Here is a link to the discussion https://groups.google.com/forum/#!msg/fa.linux.kernel/WQyHPUdvodE/ZGTnxBQw4ioJ

Bottom line, no one has figured a way to get this information out of the kernel.


Later I received an email discussing the Friendly EPERM product and asking if there was a way to at least figure out what capabilities the application needed.

I wondered if the audit subsystem would give us anything here.  But I contacted the Audit guys at Red Hat, Steve Grubb and Paul Moore,  and they informed me that there is no Audit messages generated when DAC Capabilities are blocked.

An interesting discussion occurred in the email chain:

DWALSH: Well I would argue most developers have no idea what capabilities their application requires.

SGRUBB: I don't think people are that naive. If you are writing a program that runs as root and then you get the idea to run as a normal user, you will immediately see your program crash. You would immediately look at where it’s having problems. Its pretty normal to lookup the errno on the syscall man page to see what it says about it. They almost always list necessary capabilities for that syscall. If you are an admin restricting software you didn't write, then it’s kind of a  puzzle. But the reason there's no infrastructure is because historically it’s never been a problem because the software developer had to choose to use capabilities and it’s incumbent on the developer to know what they are doing.  With new management tools offering to do this for you, I guess it’s new territory.

But here we had a vendor telling a customer that it needed full root, ALL Capabilities,  to run his application,

DWALSH:  This is exactly what containers are doing.  Which is why the emailer is asking.  A vendor comes to him telling him it needs all Capabilities.  The emailer does not believe them and wants to diagnose what they actually need.

DWALSH: With containers and SELinux their is a great big "TURN OFF SECURITY" button, which is too easy for software packagers to do, and then they don't have to figure out exactly what their app needs.

Paul Moore - Red Hat SELinux Kernel Engineer suggested

That while audit can not record the DAC Failures, SELinux also enforces the capability checks.  If we could put the processes into a SELinux type that had no capabilities by default, then ran the process with full capabilities and SELinux in permissive mode, we could gather the SELinux AVC messages indicating which capabilities the application required to run.

“ (Ab)using security to learn through denial messages. What could possibly go wrong?! :)

After investigating further, turns out the basic type used to run containers, `container_t`, can be setup to have no capabilities by turning off an SELinux boolean.

To turn off the capabilities via a boolean, and put the machine into permissive mode.

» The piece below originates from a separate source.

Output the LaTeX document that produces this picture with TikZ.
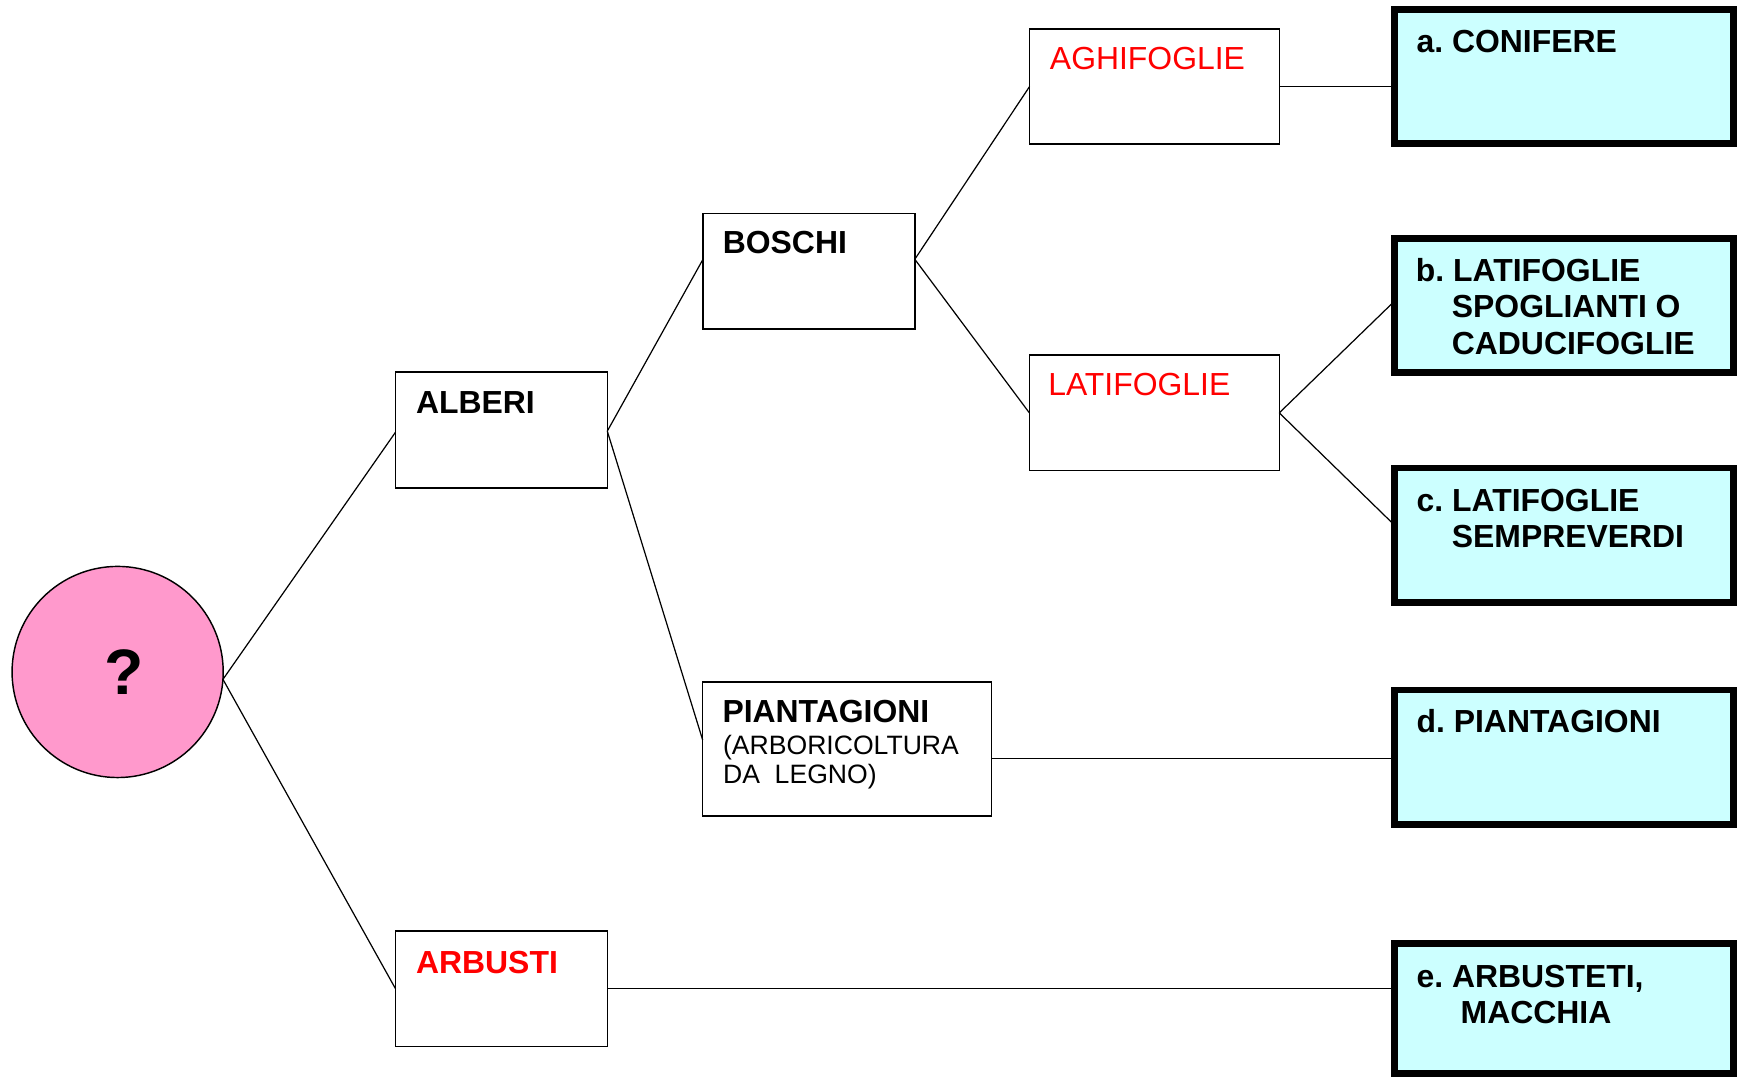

setsebool virt_sandbox_use_all_caps=0

setenforce 0

Now execute the application via docker with all capabilities allowed.

docker run --cap-add all IMAGE ...

Run and test the application. This should cause SELinux to generate AVC messages about capabilities used.

grep capability /var/log/audit/audit.log

type=AVC msg=audit(1495655327.756:44343): avc:  denied  { syslog } for  pid=5246 comm="rsyslogd" capability=34  scontext=system_u:system_r:container_t:s0:c795,c887 tcontext=system_u:system_r:container_t:s0:c795,c887 tclass=capability2   


Now you know your list.

Turns out the application the emailer was trying to containerize was a tool which was allowed to manipulate the syslog system, and the only capability it needed was CAP_SYSLOG.  The emailer should be able to run the container by simply adding the CAP_SYSLOG capability and everything else about the container should be locked down.

docker run --cap-add syslog IMAGE ...


After writing this blog, I was pointed to

Find what capabilities an application requires to successful run in a container

Which is similar in that it finds out the capabilities needed for a container/process by using SystemTap.